PROMPT: Below is some material; set it all down exactly, apart from the pictures.

DATASET EXTRACT:
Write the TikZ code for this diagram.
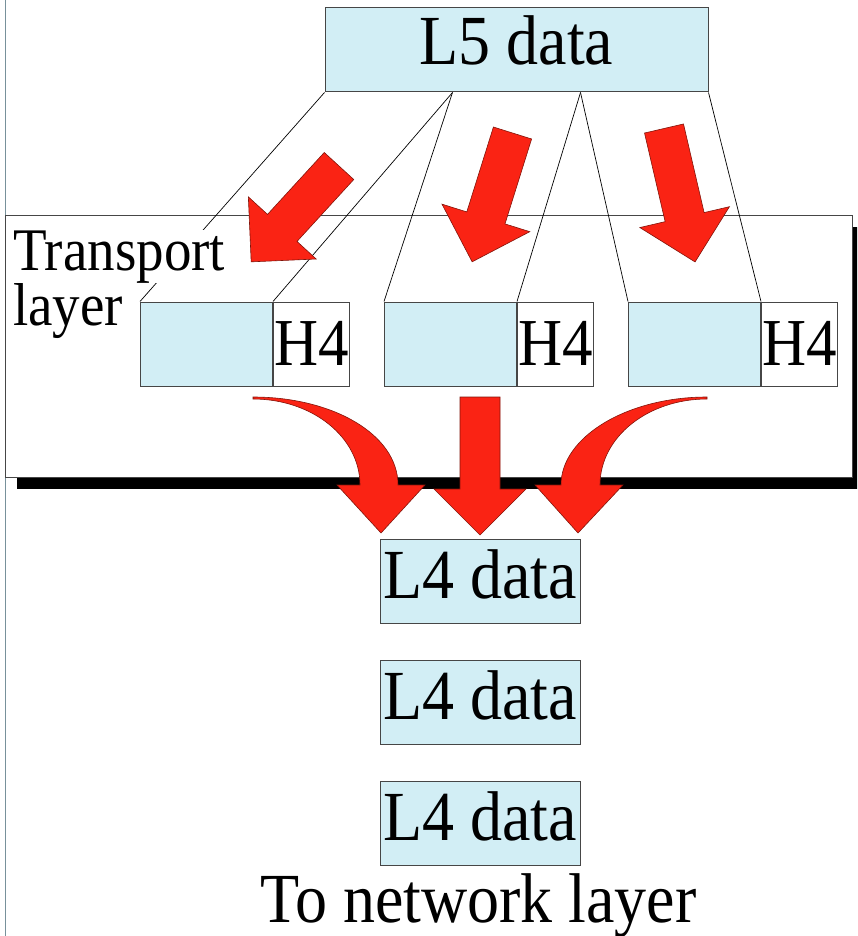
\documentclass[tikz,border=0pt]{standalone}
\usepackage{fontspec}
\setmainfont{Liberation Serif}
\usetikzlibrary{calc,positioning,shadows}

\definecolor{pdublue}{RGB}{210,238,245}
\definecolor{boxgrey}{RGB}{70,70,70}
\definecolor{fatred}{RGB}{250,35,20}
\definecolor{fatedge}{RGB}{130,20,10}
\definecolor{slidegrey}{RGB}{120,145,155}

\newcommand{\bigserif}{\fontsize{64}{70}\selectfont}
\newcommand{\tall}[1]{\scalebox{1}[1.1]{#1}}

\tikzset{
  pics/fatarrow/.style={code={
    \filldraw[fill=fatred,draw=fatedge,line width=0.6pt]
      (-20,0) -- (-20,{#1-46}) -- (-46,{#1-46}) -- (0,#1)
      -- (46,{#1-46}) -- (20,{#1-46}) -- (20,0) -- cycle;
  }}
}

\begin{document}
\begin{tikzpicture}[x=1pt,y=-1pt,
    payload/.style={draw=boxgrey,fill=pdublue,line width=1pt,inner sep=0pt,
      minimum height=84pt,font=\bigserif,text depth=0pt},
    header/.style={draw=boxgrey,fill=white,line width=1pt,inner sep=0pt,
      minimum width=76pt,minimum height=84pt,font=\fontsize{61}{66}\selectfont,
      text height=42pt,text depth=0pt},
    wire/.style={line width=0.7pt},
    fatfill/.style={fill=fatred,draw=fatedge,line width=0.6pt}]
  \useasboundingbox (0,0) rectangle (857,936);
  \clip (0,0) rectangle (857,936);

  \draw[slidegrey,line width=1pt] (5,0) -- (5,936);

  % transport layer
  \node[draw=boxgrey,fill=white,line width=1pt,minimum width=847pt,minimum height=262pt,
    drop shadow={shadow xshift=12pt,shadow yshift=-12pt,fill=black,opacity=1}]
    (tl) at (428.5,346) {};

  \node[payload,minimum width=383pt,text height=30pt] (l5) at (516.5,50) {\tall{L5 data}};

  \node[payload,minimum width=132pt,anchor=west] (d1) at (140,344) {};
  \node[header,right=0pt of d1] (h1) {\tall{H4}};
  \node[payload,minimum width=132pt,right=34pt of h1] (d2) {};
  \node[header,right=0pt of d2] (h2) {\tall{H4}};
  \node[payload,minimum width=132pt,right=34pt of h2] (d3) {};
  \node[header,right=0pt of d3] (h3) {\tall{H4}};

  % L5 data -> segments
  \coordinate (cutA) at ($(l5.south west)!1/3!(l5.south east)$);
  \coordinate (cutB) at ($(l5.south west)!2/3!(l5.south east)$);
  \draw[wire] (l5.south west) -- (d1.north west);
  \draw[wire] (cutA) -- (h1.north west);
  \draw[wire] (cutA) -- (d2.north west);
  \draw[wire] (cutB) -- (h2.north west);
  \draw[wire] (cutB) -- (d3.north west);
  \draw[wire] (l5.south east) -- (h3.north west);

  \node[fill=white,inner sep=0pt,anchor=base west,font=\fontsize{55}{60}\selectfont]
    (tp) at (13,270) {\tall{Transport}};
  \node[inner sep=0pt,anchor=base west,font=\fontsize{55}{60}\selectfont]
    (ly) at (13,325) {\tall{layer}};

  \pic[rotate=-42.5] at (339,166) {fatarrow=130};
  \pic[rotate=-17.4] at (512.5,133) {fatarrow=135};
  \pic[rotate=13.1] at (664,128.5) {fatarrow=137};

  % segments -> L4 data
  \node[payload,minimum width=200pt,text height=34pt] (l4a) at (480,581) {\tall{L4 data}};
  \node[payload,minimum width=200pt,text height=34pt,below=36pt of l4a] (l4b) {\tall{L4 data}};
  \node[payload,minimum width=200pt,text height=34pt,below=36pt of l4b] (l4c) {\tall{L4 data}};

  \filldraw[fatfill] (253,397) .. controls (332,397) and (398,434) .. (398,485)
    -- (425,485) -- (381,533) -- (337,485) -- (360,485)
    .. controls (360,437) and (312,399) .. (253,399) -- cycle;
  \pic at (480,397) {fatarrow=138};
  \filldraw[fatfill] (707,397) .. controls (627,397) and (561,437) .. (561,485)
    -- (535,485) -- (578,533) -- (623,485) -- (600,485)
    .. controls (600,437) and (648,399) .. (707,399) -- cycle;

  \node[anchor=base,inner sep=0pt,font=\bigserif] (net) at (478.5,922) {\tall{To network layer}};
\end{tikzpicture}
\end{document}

RESULT:
Write the TikZ code for this diagram.
\documentclass[tikz,border=0pt]{standalone}
\usepackage{fontspec}
\setmainfont{Liberation Serif}
\usetikzlibrary{calc,positioning,shadows}

\definecolor{pdublue}{RGB}{210,238,245}
\definecolor{boxgrey}{RGB}{70,70,70}
\definecolor{fatred}{RGB}{250,35,20}
\definecolor{fatedge}{RGB}{130,20,10}
\definecolor{slidegrey}{RGB}{120,145,155}

\newcommand{\bigserif}{\fontsize{64}{70}\selectfont}
\newcommand{\tall}[1]{\scalebox{1}[1.1]{#1}}

\tikzset{
  pics/fatarrow/.style={code={
    \filldraw[fill=fatred,draw=fatedge,line width=0.6pt]
      (-20,0) -- (-20,{#1-46}) -- (-46,{#1-46}) -- (0,#1)
      -- (46,{#1-46}) -- (20,{#1-46}) -- (20,0) -- cycle;
  }}
}

\begin{document}
\begin{tikzpicture}[x=1pt,y=-1pt,
    payload/.style={draw=boxgrey,fill=pdublue,line width=1pt,inner sep=0pt,
      minimum height=84pt,font=\bigserif,text depth=0pt},
    header/.style={draw=boxgrey,fill=white,line width=1pt,inner sep=0pt,
      minimum width=76pt,minimum height=84pt,font=\fontsize{61}{66}\selectfont,
      text height=42pt,text depth=0pt},
    wire/.style={line width=0.7pt},
    fatfill/.style={fill=fatred,draw=fatedge,line width=0.6pt}]
  \useasboundingbox (0,0) rectangle (857,936);
  \clip (0,0) rectangle (857,936);

  \draw[slidegrey,line width=1pt] (5,0) -- (5,936);

  % transport layer
  \node[draw=boxgrey,fill=white,line width=1pt,minimum width=847pt,minimum height=262pt,
    drop shadow={shadow xshift=12pt,shadow yshift=-12pt,fill=black,opacity=1}]
    (tl) at (428.5,346) {};

  \node[payload,minimum width=383pt,text height=30pt] (l5) at (516.5,50) {\tall{L5 data}};

  \node[payload,minimum width=132pt,anchor=west] (d1) at (140,344) {};
  \node[header,right=0pt of d1] (h1) {\tall{H4}};
  \node[payload,minimum width=132pt,right=34pt of h1] (d2) {};
  \node[header,right=0pt of d2] (h2) {\tall{H4}};
  \node[payload,minimum width=132pt,right=34pt of h2] (d3) {};
  \node[header,right=0pt of d3] (h3) {\tall{H4}};

  % L5 data -> segments
  \coordinate (cutA) at ($(l5.south west)!1/3!(l5.south east)$);
  \coordinate (cutB) at ($(l5.south west)!2/3!(l5.south east)$);
  \draw[wire] (l5.south west) -- (d1.north west);
  \draw[wire] (cutA) -- (h1.north west);
  \draw[wire] (cutA) -- (d2.north west);
  \draw[wire] (cutB) -- (h2.north west);
  \draw[wire] (cutB) -- (d3.north west);
  \draw[wire] (l5.south east) -- (h3.north west);

  \node[fill=white,inner sep=0pt,anchor=base west,font=\fontsize{55}{60}\selectfont]
    (tp) at (13,270) {\tall{Transport}};
  \node[inner sep=0pt,anchor=base west,font=\fontsize{55}{60}\selectfont]
    (ly) at (13,325) {\tall{layer}};

  \pic[rotate=-42.5] at (339,166) {fatarrow=130};
  \pic[rotate=-17.4] at (512.5,133) {fatarrow=135};
  \pic[rotate=13.1] at (664,128.5) {fatarrow=137};

  % segments -> L4 data
  \node[payload,minimum width=200pt,text height=34pt] (l4a) at (480,581) {\tall{L4 data}};
  \node[payload,minimum width=200pt,text height=34pt,below=36pt of l4a] (l4b) {\tall{L4 data}};
  \node[payload,minimum width=200pt,text height=34pt,below=36pt of l4b] (l4c) {\tall{L4 data}};

  \filldraw[fatfill] (253,397) .. controls (332,397) and (398,434) .. (398,485)
    -- (425,485) -- (381,533) -- (337,485) -- (360,485)
    .. controls (360,437) and (312,399) .. (253,399) -- cycle;
  \pic at (480,397) {fatarrow=138};
  \filldraw[fatfill] (707,397) .. controls (627,397) and (561,437) .. (561,485)
    -- (535,485) -- (578,533) -- (623,485) -- (600,485)
    .. controls (600,437) and (648,399) .. (707,399) -- cycle;

  \node[anchor=base,inner sep=0pt,font=\bigserif] (net) at (478.5,922) {\tall{To network layer}};
\end{tikzpicture}
\end{document}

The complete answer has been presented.